Tor is an acronym from The Onion Router, a piece of open source software developed by the US military to complicate identity detection online. Widely used, its de facto cryptographic security remains a matter of debate. In September 2014, the CIA refused a FOIA request on the ground of exemptions b1 (classified information pertaining to an Executive Order) and b3 (information that another federal statute protects).[1] The FBI was more responsive in 2015.[2]

Official narrative

TOR directs Internet traffic through a free, worldwide, volunteer network consisting of over 6000 relays. It is routed through several such routers, and users strong cryptography which provides effective anonymity. An extract of a top secret appraisal by the NSA characterized Tor as "the King of high-secure, low-latency Internet anonymity" with "no contenders for the throne in waiting".[3]

History

A cartogram illustrating Tor usage

The core principle of Tor, "onion routing", was developed in the mid-1990s by United States Naval Research Laboratory employees, mathematician Paul Syverson and computer scientists Michael G. Reed and David Goldschlag, with the purpose of protecting U.S. intelligence communications online. Onion routing was further developed by DARPA in 1997.[4][5][6]

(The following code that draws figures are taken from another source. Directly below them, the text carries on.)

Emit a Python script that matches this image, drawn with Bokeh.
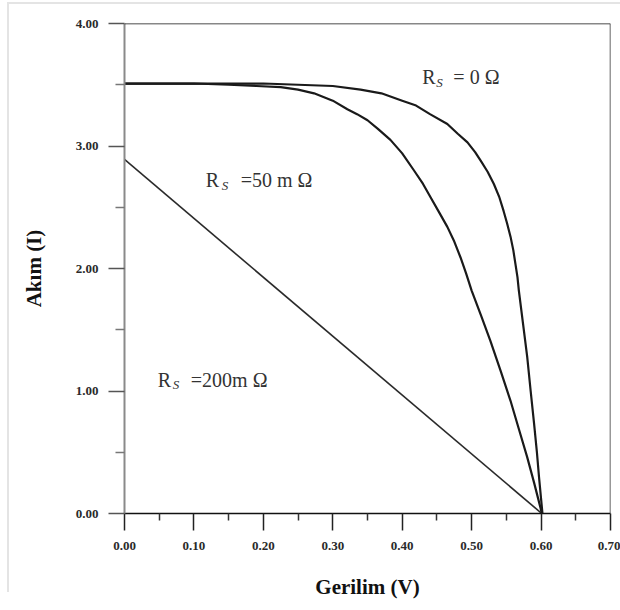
from bokeh.plotting import figure
from bokeh.models import (FixedTicker, NumeralTickFormatter, Span, Label, Range1d)
from bokeh.embed import file_html
from bokeh.resources import INLINE

# ---- data ----
v_rs0 = [0.00, 0.10, 0.20, 0.25, 0.30, 0.34, 0.37, 0.40, 0.42, 0.44, 0.465,
         0.48, 0.494, 0.505, 0.513, 0.523, 0.532, 0.540, 0.546, 0.551, 0.556,
         0.560, 0.563, 0.566, 0.568, 0.574, 0.580, 0.585, 0.590, 0.594, 0.597,
         0.600, 0.602]
i_rs0 = [3.51, 3.51, 3.51, 3.50, 3.49, 3.46, 3.43, 3.37, 3.33, 3.26, 3.18,
         3.10, 3.03, 2.95, 2.88, 2.79, 2.69, 2.58, 2.47, 2.37, 2.26,
         2.15, 2.04, 1.93, 1.82, 1.55, 1.28, 1.00, 0.73, 0.50, 0.30,
         0.12, 0.00]

v_rs50 = [0.00, 0.10, 0.15, 0.19, 0.225, 0.25, 0.273, 0.30, 0.321, 0.335,
          0.350, 0.365, 0.383, 0.40, 0.417, 0.43, 0.441, 0.453, 0.465, 0.475,
          0.484, 0.492, 0.500, 0.514, 0.527, 0.542, 0.556, 0.568, 0.580, 0.590,
          0.599, 0.601]
i_rs50 = [3.51, 3.51, 3.50, 3.49, 3.48, 3.46, 3.43, 3.37, 3.30, 3.26,
          3.21, 3.14, 3.05, 2.94, 2.80, 2.69, 2.58, 2.46, 2.34, 2.22,
          2.09, 1.96, 1.82, 1.61, 1.41, 1.16, 0.92, 0.69, 0.46, 0.25,
          0.05, 0.00]

v_rs200 = [0.00, 0.601]
i_rs200 = [2.89, 0.00]

x_ticks = [0.0, 0.1, 0.2, 0.3, 0.4, 0.5, 0.6, 0.7]
x_minor = [0.05, 0.15, 0.25, 0.35, 0.45, 0.55, 0.65]
y_ticks = [0.0, 1.0, 2.0, 3.0, 4.0]
y_minor = [0.5, 1.5, 2.5, 3.5]

# label anchors (V, I) and their texts
lab_pos = [(0.429, 3.56), (0.117, 2.72), (0.048, 1.09)]
lab_rest = ["= 0 \u03A9", "=50 m \u03A9", "=200m \u03A9"]
lab_sub_dx = [14, 16, 15]
lab_rest_dx = [31, 35, 33]

SERIF = "Liberation Serif"

page_bg = ("linear-gradient(#e4e4e4,#e4e4e4) 8px 2px / 612px 2px no-repeat, "
           "linear-gradient(#e4e4e4,#e4e4e4) 7px 2px / 2px 590px no-repeat, white")

p = figure(width=620, height=610, output_backend="svg", toolbar_location=None,
           x_range=Range1d(0, 0.7), y_range=Range1d(0, 4.0),
           min_border_left=124, min_border_right=10, min_border_top=23,
           min_border_bottom=97, styles={"background": page_bg})
p.outline_line_color = None
p.grid.visible = False
p.background_fill_color = "white"
p.border_fill_color = None

# x axis
xa = p.xaxis[0]
xa.ticker = FixedTicker(ticks=x_ticks, minor_ticks=x_minor)
xa.formatter = NumeralTickFormatter(format="0.00")
xa.axis_line_color = "#111111"
xa.axis_line_width = 1.5
xa.major_tick_line_color = "#222222"
xa.major_tick_line_width = 1.5
xa.major_tick_out = 17
xa.major_tick_in = 0
xa.minor_tick_line_color = "#333333"
xa.minor_tick_line_width = 1.5
xa.minor_tick_out = 7
xa.minor_tick_in = 0
xa.major_label_text_font = SERIF
xa.major_label_text_font_style = "bold"
xa.major_label_text_font_size = "13px"
xa.major_label_text_color = "#2a2a2a"
xa.major_label_standoff = 11
xa.axis_label = "Gerilim (V)"
xa.axis_label_text_font = SERIF
xa.axis_label_text_font_style = "bold"
xa.axis_label_text_font_size = "21px"
xa.axis_label_text_color = "#111111"
xa.axis_label_standoff = 22

# y axis
ya = p.yaxis[0]
ya.ticker = FixedTicker(ticks=y_ticks, minor_ticks=y_minor)
ya.formatter = NumeralTickFormatter(format="0.00")
ya.axis_line_color = "#8a8a8a"
ya.axis_line_width = 2
ya.major_tick_line_color = "#555555"
ya.major_tick_line_width = 1.5
ya.major_tick_out = 16
ya.major_tick_in = 0
ya.minor_tick_line_color = "#777777"
ya.minor_tick_line_width = 1.5
ya.minor_tick_out = 9
ya.minor_tick_in = 0
ya.major_label_text_font = SERIF
ya.major_label_text_font_style = "bold"
ya.major_label_text_font_size = "13px"
ya.major_label_text_color = "#2a2a2a"
ya.major_label_standoff = 10
ya.axis_label = "Ak\u0131m (I)"
ya.axis_label_text_font = SERIF
ya.axis_label_text_font_style = "bold"
ya.axis_label_text_font_size = "21px"
ya.axis_label_text_color = "#111111"
ya.axis_label_standoff = 27

# frame top and right edges
p.add_layout(Span(location=4.0, dimension="width", line_color="#111111", line_width=1.5))
p.add_layout(Span(location=0.7, dimension="height", line_color="#333333", line_width=1.5))

# curves
p.line(v_rs200, i_rs200, line_color="#2a2a2a", line_width=1.6)
p.line(v_rs50, i_rs50, line_color="#1a1a1a", line_width=2.2, line_join="round")
p.line(v_rs0, i_rs0, line_color="#1a1a1a", line_width=2.2, line_join="round")

# labels  R_S = ...
for (lx, ly), rest, sdx, rdx in zip(lab_pos, lab_rest, lab_sub_dx, lab_rest_dx):
    p.add_layout(Label(x=lx, y=ly, text="R", text_font=SERIF, text_font_size="20px",
                       text_color="#333333", text_baseline="alphabetic", text_align="left"))
    p.add_layout(Label(x=lx, y=ly, x_offset=sdx, y_offset=-5, text="S", text_font=SERIF,
                       text_font_size="13px", text_font_style="italic",
                       text_color="#333333", text_baseline="alphabetic", text_align="left"))
    p.add_layout(Label(x=lx, y=ly, x_offset=rdx, text=rest, text_font=SERIF,
                       text_font_size="20px", text_color="#333333",
                       text_baseline="alphabetic", text_align="left"))

open("out.html", "w").write(file_html(p, INLINE))
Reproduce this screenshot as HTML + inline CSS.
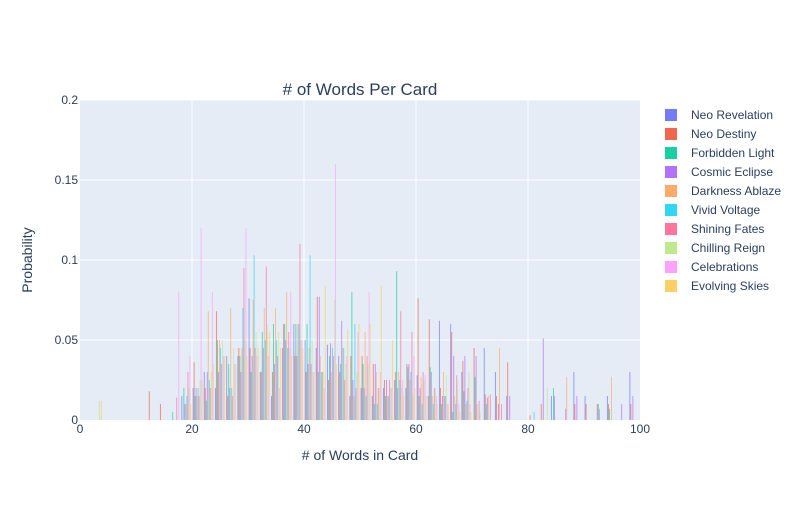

The origins of Tor go back to 1995, when military scientists at the Naval Research Laboratory began developing cloaking technology that would prevent someone’s activity on the Internet from being traced back to them. They called it “onion routing” — a method redirecting traffic into a parallel peer-to-peer network and bouncing it around randomly before sending it off to its final destination. The idea was to move it around so as to confuse and disconnect its origin and destination, and make it impossible for someone to observe who you are or where you’re going on the Internet.

Onion routing was like a hustler playing the three-card monte with your traffic: the guy trying to spy on you could watch it going under one card, but he never knew where it would come out.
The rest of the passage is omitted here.